▸ Problem details
Copy exactly the lines from the start of the material through the line with "from bokeh.resources import INLINE". Pictures stay out of the copy.

A run of records:
============================================================
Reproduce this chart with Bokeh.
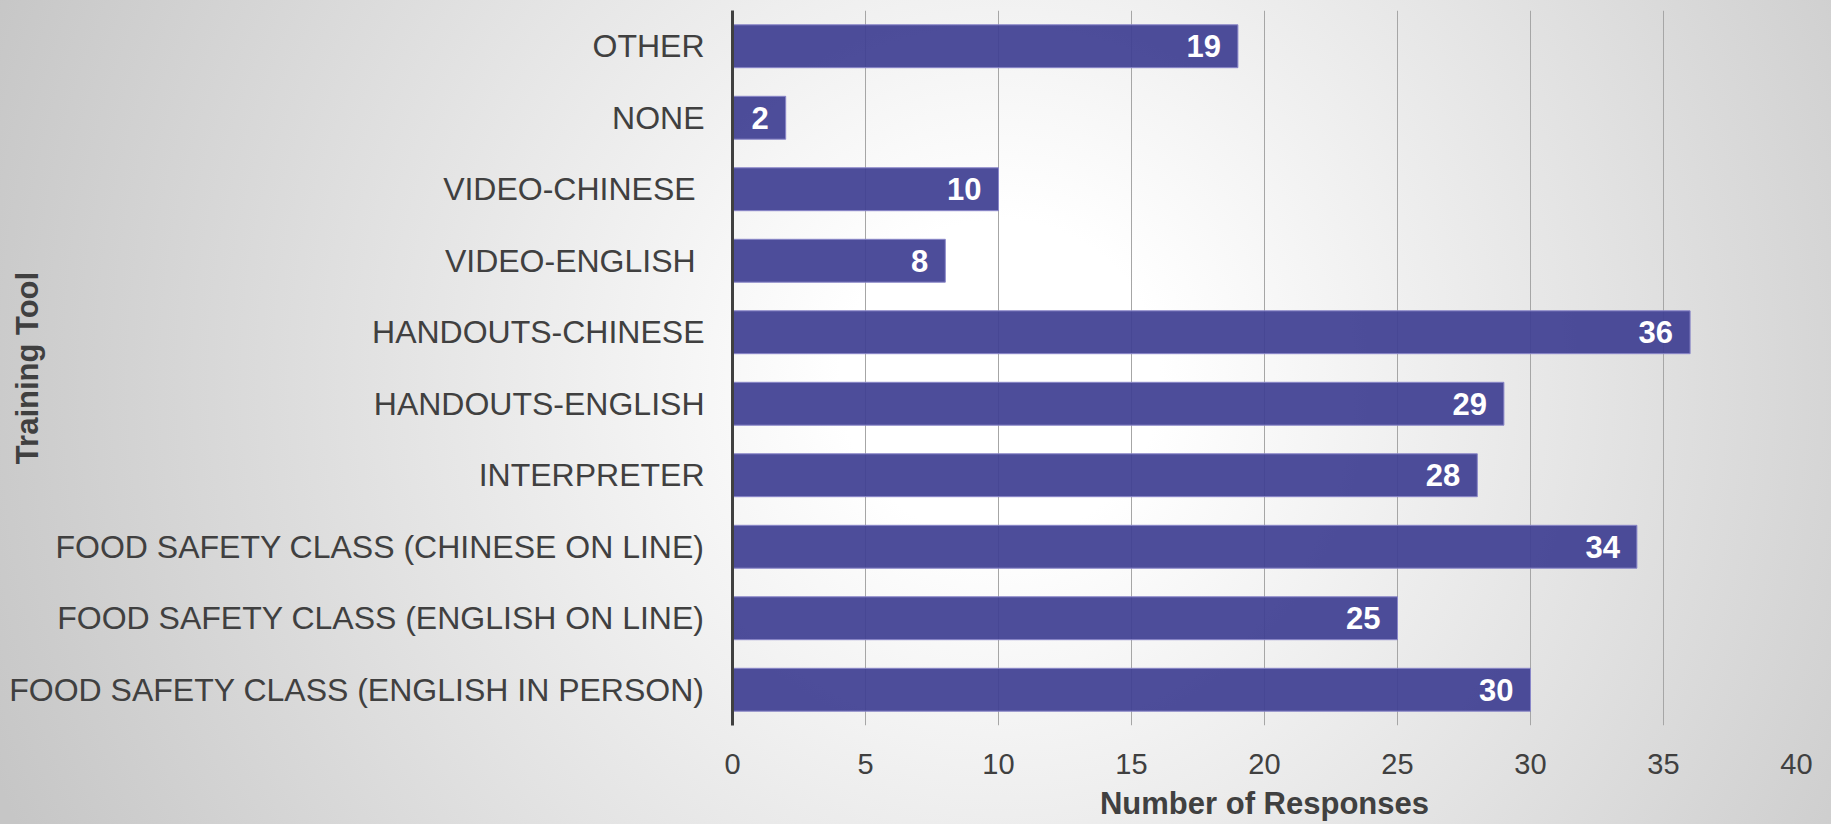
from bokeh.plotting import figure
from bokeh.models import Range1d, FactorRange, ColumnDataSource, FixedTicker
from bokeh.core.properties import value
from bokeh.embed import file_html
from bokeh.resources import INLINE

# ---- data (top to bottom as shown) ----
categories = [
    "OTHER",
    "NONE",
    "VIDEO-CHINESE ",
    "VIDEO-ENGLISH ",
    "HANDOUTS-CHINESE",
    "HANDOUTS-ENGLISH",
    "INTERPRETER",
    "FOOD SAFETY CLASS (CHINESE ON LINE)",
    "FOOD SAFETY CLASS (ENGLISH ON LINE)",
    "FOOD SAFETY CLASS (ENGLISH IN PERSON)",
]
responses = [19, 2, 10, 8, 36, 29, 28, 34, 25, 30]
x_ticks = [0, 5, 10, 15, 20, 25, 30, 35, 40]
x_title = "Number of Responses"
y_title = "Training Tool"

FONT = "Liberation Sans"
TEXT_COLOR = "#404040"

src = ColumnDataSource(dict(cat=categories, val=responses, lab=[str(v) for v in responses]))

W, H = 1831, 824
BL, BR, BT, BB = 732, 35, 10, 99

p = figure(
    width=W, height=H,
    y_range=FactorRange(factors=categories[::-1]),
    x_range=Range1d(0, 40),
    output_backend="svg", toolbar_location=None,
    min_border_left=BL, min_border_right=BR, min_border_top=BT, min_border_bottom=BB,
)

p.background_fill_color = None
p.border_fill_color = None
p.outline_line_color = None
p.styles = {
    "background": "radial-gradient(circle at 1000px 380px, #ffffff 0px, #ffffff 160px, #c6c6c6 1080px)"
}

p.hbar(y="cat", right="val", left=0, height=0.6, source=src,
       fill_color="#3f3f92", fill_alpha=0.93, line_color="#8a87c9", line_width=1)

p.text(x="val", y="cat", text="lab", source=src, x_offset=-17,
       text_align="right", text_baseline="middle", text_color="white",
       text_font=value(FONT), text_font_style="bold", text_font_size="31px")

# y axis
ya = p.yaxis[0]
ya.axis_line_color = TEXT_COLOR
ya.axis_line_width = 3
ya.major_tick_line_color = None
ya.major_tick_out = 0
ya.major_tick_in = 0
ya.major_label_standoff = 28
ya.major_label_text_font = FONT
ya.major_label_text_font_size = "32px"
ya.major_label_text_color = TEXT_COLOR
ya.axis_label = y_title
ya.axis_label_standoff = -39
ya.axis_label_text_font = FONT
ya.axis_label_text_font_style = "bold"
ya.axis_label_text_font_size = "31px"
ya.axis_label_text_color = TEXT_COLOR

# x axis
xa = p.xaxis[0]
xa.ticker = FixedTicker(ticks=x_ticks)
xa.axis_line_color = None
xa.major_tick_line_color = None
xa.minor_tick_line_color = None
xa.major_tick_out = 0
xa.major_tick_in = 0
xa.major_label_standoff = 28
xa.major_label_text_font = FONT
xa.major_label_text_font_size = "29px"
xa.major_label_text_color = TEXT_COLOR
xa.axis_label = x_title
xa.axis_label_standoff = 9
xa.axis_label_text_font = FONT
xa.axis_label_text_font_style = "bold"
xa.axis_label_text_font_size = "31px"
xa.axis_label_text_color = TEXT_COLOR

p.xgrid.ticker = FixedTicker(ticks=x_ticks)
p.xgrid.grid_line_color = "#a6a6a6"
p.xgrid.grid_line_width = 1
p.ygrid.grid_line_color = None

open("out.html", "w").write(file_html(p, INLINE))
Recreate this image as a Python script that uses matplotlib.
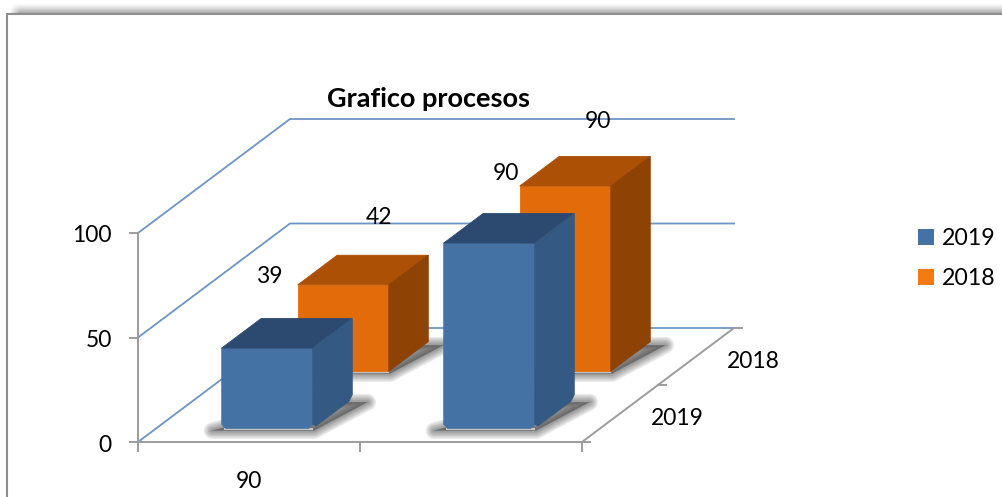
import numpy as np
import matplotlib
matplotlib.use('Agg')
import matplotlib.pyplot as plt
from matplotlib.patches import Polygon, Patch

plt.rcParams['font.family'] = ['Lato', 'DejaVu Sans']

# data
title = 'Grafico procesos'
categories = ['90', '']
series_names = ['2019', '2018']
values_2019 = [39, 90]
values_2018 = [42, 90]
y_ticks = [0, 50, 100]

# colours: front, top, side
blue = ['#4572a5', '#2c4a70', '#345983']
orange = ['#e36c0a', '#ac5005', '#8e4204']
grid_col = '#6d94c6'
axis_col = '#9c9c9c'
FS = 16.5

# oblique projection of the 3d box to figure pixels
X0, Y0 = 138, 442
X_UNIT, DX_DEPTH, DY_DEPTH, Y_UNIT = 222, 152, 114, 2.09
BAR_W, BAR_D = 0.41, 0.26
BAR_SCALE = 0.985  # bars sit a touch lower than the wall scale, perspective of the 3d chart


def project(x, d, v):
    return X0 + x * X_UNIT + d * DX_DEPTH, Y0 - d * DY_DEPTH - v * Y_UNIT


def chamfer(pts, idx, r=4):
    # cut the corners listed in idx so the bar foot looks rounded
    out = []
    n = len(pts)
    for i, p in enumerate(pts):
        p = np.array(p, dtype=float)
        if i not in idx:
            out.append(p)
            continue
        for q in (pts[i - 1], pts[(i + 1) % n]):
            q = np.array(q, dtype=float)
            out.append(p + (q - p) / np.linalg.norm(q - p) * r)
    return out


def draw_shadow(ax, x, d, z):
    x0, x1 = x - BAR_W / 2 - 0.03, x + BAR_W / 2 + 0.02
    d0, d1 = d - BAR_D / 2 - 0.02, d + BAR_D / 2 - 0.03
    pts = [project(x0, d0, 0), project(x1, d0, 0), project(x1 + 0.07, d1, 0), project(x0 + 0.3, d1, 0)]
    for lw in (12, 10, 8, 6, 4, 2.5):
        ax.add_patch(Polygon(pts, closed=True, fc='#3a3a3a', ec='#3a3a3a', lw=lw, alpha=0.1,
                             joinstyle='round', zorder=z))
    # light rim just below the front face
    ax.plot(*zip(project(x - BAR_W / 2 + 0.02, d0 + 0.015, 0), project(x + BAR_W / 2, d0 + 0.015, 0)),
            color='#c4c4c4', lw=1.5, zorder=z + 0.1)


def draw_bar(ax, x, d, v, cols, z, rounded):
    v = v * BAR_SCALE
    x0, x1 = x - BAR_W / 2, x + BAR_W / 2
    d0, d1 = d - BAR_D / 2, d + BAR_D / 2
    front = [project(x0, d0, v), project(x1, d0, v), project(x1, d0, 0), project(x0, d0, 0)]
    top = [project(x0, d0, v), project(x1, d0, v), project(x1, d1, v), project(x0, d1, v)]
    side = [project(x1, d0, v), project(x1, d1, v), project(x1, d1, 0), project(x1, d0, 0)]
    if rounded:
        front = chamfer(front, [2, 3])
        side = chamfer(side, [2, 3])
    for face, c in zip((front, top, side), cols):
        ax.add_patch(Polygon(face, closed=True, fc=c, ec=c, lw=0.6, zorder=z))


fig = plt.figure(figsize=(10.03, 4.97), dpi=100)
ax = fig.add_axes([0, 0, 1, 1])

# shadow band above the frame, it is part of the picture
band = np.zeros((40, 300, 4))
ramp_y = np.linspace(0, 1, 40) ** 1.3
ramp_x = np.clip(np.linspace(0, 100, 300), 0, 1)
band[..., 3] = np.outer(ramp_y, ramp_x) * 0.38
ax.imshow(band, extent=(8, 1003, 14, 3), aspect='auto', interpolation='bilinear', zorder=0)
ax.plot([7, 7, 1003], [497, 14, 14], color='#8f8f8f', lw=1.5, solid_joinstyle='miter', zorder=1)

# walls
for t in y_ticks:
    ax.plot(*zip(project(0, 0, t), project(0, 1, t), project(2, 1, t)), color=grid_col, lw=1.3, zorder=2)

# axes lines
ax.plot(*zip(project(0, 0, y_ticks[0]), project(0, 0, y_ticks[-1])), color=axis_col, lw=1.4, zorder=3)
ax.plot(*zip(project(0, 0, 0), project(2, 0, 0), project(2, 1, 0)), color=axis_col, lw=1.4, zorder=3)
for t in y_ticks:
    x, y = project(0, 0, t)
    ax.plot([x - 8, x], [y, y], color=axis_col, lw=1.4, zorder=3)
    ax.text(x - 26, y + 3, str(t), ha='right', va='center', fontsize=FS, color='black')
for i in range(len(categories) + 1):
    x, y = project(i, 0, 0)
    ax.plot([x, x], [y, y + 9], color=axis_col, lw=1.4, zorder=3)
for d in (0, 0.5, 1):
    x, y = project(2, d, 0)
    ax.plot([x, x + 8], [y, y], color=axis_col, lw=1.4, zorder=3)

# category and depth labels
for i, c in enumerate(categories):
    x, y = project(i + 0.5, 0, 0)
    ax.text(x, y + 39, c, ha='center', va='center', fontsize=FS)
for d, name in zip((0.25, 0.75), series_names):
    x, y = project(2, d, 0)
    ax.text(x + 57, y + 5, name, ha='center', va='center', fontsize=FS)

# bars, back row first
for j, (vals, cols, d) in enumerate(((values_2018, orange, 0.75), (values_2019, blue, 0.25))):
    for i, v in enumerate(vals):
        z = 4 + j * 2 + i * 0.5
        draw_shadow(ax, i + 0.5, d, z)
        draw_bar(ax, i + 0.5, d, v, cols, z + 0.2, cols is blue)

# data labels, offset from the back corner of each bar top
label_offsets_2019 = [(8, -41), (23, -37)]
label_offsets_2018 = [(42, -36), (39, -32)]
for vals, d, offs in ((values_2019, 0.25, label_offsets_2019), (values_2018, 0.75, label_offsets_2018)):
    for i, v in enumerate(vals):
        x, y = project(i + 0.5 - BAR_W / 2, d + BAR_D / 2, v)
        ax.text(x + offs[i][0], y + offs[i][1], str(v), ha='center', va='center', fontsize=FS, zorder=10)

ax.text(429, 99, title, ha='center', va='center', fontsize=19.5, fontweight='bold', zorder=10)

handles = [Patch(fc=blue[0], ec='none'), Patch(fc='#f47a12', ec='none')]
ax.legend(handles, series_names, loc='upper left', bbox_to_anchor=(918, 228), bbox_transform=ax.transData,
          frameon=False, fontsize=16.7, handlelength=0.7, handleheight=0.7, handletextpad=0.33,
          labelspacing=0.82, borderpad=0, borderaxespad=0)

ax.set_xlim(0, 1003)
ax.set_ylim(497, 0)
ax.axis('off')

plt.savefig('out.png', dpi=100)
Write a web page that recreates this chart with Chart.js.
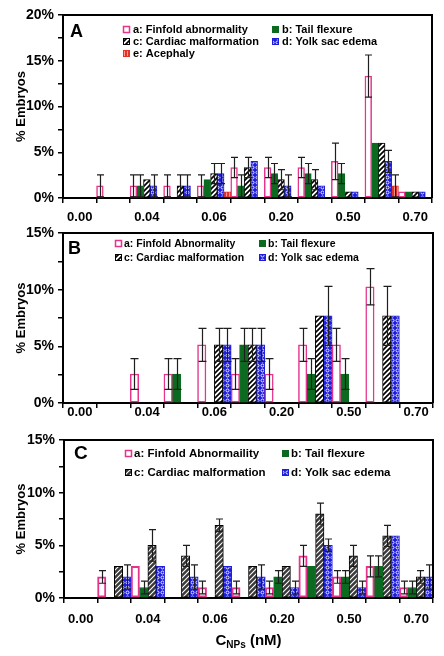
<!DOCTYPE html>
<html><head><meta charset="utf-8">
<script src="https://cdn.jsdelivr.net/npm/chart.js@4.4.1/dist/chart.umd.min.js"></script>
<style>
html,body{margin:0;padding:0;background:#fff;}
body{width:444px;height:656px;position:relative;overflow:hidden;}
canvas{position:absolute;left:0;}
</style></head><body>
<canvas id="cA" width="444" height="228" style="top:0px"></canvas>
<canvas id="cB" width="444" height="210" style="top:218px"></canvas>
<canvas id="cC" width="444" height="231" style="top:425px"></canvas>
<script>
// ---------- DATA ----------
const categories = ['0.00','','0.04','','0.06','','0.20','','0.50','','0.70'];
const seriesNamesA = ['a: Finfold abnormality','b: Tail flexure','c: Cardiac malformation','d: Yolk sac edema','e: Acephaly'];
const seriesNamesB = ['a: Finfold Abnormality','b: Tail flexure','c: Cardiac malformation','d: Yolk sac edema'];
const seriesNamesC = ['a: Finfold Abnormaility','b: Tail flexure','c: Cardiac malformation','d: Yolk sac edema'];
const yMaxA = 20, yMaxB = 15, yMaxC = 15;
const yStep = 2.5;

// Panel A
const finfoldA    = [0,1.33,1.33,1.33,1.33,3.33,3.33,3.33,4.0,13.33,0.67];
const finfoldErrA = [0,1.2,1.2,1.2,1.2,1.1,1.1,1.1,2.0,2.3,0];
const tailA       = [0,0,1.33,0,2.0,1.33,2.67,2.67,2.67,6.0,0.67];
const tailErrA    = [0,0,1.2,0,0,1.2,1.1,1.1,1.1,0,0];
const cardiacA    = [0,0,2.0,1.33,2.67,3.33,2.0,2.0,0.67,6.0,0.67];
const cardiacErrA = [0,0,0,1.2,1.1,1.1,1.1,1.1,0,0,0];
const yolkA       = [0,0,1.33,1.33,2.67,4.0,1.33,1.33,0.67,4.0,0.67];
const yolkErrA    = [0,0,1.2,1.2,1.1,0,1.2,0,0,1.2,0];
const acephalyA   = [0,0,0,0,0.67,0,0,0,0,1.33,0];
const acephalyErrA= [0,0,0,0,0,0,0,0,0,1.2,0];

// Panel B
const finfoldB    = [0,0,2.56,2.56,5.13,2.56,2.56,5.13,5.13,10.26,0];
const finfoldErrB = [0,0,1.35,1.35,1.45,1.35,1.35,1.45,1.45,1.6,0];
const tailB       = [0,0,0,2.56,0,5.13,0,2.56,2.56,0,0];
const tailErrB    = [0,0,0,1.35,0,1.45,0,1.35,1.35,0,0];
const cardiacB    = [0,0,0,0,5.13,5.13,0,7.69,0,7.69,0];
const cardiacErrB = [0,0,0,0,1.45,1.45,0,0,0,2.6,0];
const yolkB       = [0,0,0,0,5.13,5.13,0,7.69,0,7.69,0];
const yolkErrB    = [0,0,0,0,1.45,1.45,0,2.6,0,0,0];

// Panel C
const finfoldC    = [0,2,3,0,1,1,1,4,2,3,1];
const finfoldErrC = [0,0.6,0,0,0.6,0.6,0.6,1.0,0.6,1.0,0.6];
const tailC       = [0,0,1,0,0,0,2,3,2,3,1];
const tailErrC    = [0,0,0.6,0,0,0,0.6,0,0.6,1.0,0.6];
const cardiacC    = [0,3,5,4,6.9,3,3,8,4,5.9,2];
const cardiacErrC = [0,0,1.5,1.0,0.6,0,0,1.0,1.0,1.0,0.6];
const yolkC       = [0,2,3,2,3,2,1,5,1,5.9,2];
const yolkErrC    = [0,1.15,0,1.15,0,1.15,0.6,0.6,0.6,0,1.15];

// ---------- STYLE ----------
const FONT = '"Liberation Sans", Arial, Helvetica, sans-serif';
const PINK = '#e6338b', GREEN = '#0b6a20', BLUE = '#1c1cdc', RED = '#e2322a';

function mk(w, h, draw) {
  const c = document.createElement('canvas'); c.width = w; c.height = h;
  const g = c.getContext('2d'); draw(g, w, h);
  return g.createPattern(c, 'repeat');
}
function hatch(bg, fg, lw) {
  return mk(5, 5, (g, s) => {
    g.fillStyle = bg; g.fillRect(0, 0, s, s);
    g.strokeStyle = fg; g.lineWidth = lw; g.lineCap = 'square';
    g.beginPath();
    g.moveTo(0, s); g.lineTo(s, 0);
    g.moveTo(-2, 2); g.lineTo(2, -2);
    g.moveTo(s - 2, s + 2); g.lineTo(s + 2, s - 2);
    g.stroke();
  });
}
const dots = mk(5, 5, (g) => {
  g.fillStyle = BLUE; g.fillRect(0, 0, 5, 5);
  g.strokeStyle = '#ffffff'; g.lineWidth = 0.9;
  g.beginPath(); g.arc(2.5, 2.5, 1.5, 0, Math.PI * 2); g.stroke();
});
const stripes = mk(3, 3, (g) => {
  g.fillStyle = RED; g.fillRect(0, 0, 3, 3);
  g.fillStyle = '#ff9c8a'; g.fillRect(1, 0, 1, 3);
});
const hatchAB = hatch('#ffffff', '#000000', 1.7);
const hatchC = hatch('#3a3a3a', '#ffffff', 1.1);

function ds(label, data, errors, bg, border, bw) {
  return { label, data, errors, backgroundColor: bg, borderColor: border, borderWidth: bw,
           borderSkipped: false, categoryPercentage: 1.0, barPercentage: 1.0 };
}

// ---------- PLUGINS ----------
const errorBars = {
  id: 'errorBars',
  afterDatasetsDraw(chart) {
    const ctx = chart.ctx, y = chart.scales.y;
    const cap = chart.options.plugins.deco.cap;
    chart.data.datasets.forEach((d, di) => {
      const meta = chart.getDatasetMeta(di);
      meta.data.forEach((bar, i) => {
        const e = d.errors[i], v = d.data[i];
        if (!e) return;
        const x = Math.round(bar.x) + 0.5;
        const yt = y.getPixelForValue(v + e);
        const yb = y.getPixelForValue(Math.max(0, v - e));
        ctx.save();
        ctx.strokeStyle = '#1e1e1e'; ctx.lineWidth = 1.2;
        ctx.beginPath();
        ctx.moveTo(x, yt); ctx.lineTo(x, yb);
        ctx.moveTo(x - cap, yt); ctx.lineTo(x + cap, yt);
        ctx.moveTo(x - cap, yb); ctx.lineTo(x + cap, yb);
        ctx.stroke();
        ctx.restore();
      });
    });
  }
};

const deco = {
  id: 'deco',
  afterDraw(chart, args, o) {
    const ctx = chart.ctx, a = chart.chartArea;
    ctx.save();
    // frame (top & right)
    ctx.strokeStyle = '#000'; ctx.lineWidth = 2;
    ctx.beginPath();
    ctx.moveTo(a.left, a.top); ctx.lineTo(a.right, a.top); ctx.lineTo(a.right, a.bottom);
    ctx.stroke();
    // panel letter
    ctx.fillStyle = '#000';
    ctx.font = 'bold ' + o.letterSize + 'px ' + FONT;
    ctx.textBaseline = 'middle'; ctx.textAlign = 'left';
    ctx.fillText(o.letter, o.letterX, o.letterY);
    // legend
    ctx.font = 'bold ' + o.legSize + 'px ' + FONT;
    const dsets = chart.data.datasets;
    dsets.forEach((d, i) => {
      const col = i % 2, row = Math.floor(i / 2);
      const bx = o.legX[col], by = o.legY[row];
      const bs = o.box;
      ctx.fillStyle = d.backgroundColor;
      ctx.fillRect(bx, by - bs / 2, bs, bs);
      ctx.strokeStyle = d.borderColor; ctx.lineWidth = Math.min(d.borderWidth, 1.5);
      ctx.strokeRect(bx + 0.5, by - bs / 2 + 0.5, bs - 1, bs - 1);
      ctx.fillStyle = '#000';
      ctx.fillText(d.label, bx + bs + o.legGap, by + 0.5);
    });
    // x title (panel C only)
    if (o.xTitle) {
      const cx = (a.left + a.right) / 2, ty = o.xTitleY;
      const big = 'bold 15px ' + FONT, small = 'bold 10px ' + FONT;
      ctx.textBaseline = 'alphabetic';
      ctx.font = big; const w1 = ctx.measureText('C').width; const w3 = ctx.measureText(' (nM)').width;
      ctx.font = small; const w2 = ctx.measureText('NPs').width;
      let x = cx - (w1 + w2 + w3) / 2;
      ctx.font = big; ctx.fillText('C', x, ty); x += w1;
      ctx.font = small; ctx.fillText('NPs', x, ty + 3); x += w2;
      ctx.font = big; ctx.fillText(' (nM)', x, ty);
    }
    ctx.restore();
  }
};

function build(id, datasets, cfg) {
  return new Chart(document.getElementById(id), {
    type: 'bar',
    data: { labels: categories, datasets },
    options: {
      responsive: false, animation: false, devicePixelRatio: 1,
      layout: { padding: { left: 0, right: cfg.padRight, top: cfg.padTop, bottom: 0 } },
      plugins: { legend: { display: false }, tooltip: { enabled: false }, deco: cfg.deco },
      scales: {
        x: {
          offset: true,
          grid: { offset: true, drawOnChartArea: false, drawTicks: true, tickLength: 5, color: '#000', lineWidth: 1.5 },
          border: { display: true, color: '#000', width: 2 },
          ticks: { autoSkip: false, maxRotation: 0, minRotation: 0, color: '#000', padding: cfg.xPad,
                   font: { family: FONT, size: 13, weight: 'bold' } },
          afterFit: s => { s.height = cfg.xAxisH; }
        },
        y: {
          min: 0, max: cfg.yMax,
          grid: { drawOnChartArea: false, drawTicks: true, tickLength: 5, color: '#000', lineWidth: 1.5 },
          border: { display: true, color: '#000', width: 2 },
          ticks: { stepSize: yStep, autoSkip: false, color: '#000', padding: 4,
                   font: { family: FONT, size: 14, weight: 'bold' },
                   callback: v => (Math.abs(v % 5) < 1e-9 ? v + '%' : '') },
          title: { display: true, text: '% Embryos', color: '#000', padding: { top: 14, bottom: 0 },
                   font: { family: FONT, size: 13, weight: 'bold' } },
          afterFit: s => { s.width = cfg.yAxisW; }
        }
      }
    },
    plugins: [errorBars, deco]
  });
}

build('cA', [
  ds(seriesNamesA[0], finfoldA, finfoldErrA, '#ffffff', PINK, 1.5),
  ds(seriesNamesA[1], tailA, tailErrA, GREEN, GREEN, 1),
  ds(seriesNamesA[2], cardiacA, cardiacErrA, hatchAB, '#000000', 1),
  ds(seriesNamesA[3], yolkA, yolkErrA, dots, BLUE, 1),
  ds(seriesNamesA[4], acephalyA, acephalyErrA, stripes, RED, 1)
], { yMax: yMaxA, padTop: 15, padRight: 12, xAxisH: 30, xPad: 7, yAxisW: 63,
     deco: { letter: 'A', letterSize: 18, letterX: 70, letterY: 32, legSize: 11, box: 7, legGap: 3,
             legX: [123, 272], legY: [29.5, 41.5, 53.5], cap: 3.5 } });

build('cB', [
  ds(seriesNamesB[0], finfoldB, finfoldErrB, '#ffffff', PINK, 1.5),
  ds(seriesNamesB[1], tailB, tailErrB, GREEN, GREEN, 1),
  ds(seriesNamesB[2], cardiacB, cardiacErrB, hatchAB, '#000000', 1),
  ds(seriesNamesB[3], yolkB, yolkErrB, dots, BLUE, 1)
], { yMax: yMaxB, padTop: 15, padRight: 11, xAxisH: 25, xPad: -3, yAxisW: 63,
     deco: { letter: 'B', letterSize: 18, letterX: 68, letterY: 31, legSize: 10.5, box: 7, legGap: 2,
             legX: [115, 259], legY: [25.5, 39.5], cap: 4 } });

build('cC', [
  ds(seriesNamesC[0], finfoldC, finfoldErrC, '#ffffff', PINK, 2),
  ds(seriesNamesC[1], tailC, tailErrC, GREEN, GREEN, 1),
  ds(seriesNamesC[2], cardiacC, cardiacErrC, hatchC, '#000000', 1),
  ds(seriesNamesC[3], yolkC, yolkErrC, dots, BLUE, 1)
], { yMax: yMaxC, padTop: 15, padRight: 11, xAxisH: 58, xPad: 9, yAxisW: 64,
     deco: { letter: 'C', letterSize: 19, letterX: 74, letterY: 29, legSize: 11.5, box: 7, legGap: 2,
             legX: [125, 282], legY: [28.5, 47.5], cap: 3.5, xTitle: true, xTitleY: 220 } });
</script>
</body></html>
============================================================
▸ Exercise output
Reproduce this chart with Bokeh.
from bokeh.plotting import figure
from bokeh.models import Range1d, FactorRange, ColumnDataSource, FixedTicker
from bokeh.core.properties import value
from bokeh.embed import file_html
from bokeh.resources import INLINE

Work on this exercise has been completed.